For more ideas, read this blog post: '6 ways to use model answers in your PE and Sport lessons'.

 

9. WAGOLL vs WABOLL

What is it?

WAGOLL stands for What A Good One Looks Like. WABOLL stands for What A Bad One Looks Like. I actually only found this out last month! But I have been using this system of contrasting good and bad answers for quite a while. Using both together gives students a contrast, not just a model to copy, but a comparison that sharpens their ability to evaluate quality in their own work, both in coursework and exam-writing.

Why does it work?

Showing students only good examples can create a vague sense of the target without giving them the tools to self-assess. When you show both a strong and a weak response, you ask students to be critics, to identify specifically what makes one better than the other. That critical evaluation is a core metacognitive skill. It builds the internal quality-checker that students need when they're sitting an exam alone.

Try this tomorrow:

Give students two responses to the same question (one strong, one weak) without labelling which is which. Ask them to identify which is better and to write three specific reasons why. Then reveal the labels. Did their reasoning match the mark scheme logic? If not, that's a great conversation to have.

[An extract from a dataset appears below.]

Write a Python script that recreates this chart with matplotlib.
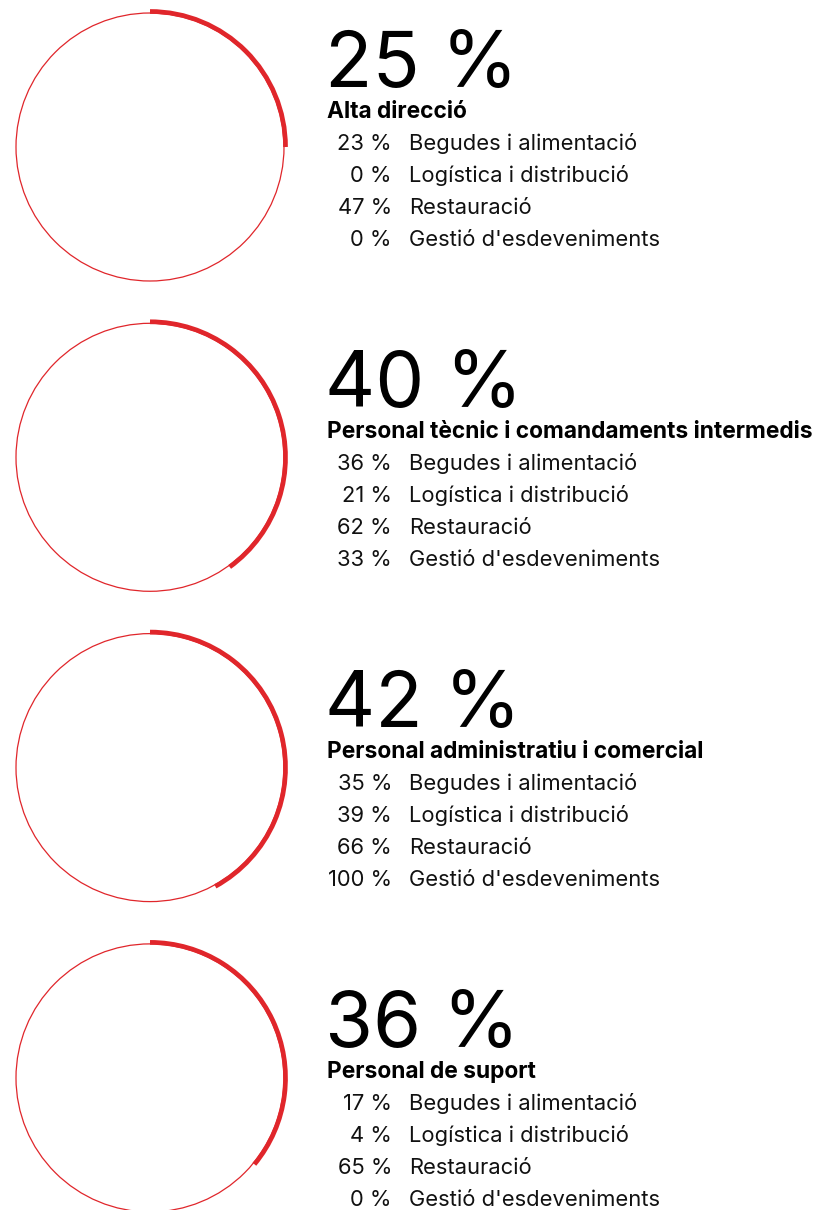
import numpy as np
import matplotlib.pyplot as plt
from matplotlib.patches import Circle, Arc

# Dades
grups = ['Alta direcció',
         'Personal tècnic i comandaments intermedis',
         'Personal administratiu i comercial',
         'Personal de suport']
total_pct = [25, 40, 42, 36]
sectors = ['Begudes i alimentació', 'Logística i distribució',
           'Restauració', "Gestió d'esdeveniments"]
pct_begudes = [23, 36, 35, 17]
pct_logistica = [0, 21, 39, 4]
pct_restauracio = [47, 62, 66, 65]
pct_gestio = [0, 33, 100, 0]

vermell = '#E0262B'
plt.rcParams['font.family'] = ['Inter', 'DejaVu Sans']

fig = plt.figure(figsize=(8.25, 12.1), dpi=100)
ax = fig.add_axes([0, 0, 1, 1])
ax.set_xlim(0, 825)
ax.set_ylim(1210, 0)
ax.set_aspect('equal')
ax.axis('off')

sub = np.array([pct_begudes, pct_logistica, pct_restauracio, pct_gestio]).T

for i, grup in enumerate(grups):
    cy = 147 + 310.3 * i
    cx = 150
    # cercle fi
    ax.add_patch(Circle((cx, cy), 134, fill=False, edgecolor=vermell, lw=0.9))
    # arc gruixut (sentit horari des de dalt)
    frac = total_pct[i] / 100
    ax.add_patch(Arc((cx, cy), 2 * 135.5, 2 * 135.5, theta1=-90,
                     theta2=-90 + 360 * frac, edgecolor=vermell, lw=3.4))

    ty = 118 + 320 * i
    ax.text(325, ty - 31, f'{total_pct[i]} %', fontsize=56, va='baseline',
            ha='left', color='black')
    ax.text(327, ty, grup, fontsize=16.4, fontweight='bold', va='baseline',
            ha='left', color='black')
    for j, s in enumerate(sectors):
        yy = ty + 32 + 32 * j
        ax.text(392, yy, f'{sub[i, j]} %', fontsize=15.8, va='baseline',
                ha='right', color='#111111')
        ax.text(409, yy, s, fontsize=15.8, va='baseline', ha='left',
                color='#111111')

plt.savefig('out.png', dpi=100)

Watch the following video to see how this has been shown throughout the revision series:

 

A challenge for every teacher

So, hand on heart, how metacognitively are you teaching right now?

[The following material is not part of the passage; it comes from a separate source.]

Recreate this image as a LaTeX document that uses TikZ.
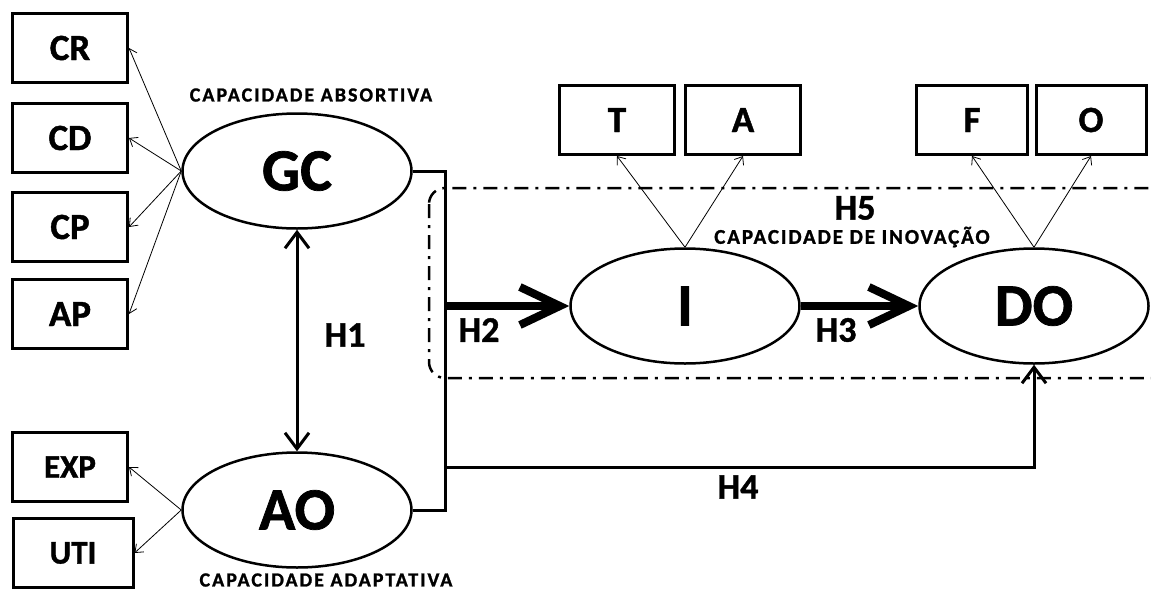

I don't ask that to make you feel uncomfortable (you are 100% not having to share the answer with anyone!). I ask it because I think it's the most useful question we can ask ourselves after reading a post like this. And I think the honest answer, for most of us at some point in our careers, is: probably less than I could be. Which is fine, because the best teachers I know are the ones who never stop reviewing their own practice and have absolutely no shame about pinching great ideas from wherever they find them.
If you're a trainee or early-career teacher, it's completely natural to be focused on content right now. Getting through the lesson, covering the material, keeping the class with you, those things rightly take up most of your mental energy at this stage. But even in those early lessons, one small metacognitive move, a well-chosen question, a WAGOLL/WABOLL to compare, can make a real difference to how students engage with what you're teaching.

If you're a more experienced teacher, I want to politely ask something harder: has your teaching become a little too comfortable?
Not in a bad way, experience builds confidence, and confidence builds better lessons. But comfort can also mean habit. And habit can mean we stop asking why we do what we do. We deliver the same lessons in the same way because they work or at least, they've always seemed to, and we probably don’t have loads of time to be re-jigging everything, every year. But working and causing deep learning aren't always the same thing.

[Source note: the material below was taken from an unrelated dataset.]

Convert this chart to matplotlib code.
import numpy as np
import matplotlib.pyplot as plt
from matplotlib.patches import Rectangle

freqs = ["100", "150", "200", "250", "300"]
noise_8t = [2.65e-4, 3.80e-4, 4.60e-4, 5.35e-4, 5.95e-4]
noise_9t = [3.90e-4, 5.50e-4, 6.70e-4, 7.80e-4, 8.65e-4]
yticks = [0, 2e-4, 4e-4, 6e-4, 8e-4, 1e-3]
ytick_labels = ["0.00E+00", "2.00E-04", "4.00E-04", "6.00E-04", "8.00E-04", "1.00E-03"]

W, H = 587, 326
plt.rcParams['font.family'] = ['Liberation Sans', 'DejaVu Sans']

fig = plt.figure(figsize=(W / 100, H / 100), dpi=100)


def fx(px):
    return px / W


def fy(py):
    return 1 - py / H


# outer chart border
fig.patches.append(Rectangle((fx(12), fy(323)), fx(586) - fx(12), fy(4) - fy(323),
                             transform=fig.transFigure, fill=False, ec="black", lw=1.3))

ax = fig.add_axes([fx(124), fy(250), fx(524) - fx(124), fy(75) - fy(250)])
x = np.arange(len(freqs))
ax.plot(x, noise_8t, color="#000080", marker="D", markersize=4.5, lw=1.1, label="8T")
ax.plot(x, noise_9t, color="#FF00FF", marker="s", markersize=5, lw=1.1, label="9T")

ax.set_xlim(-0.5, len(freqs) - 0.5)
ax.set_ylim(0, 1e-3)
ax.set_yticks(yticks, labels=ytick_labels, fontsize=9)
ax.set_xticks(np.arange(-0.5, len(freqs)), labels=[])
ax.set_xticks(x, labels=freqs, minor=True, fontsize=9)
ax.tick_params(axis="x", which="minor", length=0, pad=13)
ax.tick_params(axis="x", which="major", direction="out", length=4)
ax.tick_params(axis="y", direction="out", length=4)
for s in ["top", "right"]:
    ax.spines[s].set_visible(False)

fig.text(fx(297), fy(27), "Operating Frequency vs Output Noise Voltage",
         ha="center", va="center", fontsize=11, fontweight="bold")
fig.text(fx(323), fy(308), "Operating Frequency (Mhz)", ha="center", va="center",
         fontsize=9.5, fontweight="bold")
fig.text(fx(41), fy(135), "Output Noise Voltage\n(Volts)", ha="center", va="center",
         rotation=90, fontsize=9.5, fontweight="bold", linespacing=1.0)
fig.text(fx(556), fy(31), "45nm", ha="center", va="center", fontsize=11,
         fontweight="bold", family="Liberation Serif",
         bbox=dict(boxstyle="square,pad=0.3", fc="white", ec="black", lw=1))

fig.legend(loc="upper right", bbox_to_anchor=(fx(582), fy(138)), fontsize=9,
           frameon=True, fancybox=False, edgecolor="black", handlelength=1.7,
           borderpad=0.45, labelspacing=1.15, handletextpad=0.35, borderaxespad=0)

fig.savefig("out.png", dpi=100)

Here's the evaluate question I'd like to leave you with, because if we're teaching our students to evaluate, we should be willing to do it ourselves:

evaluate-roadmap-poster

Use it. Apply it to your own practice. Weigh up the strengths of what you already do, and be honest about the gaps. What would it look like to bring even two or three of these nine strategies into your classroom more deliberately during the remainder of this term?

You don't need to overhaul everything overnight. Pick one strategy from this post that you don't currently use, or don't use intentionally, and try it this week or after half term. Just once. See what happens. Notice what your students do differently. Then notice what you do differently.

Because metacognitive teaching doesn't just change how students learn. It changes how teachers teach. And that, I think, is worth the effort.

Thank you for reading. I hope this is helpful, whether you're just starting out or well into your teaching career.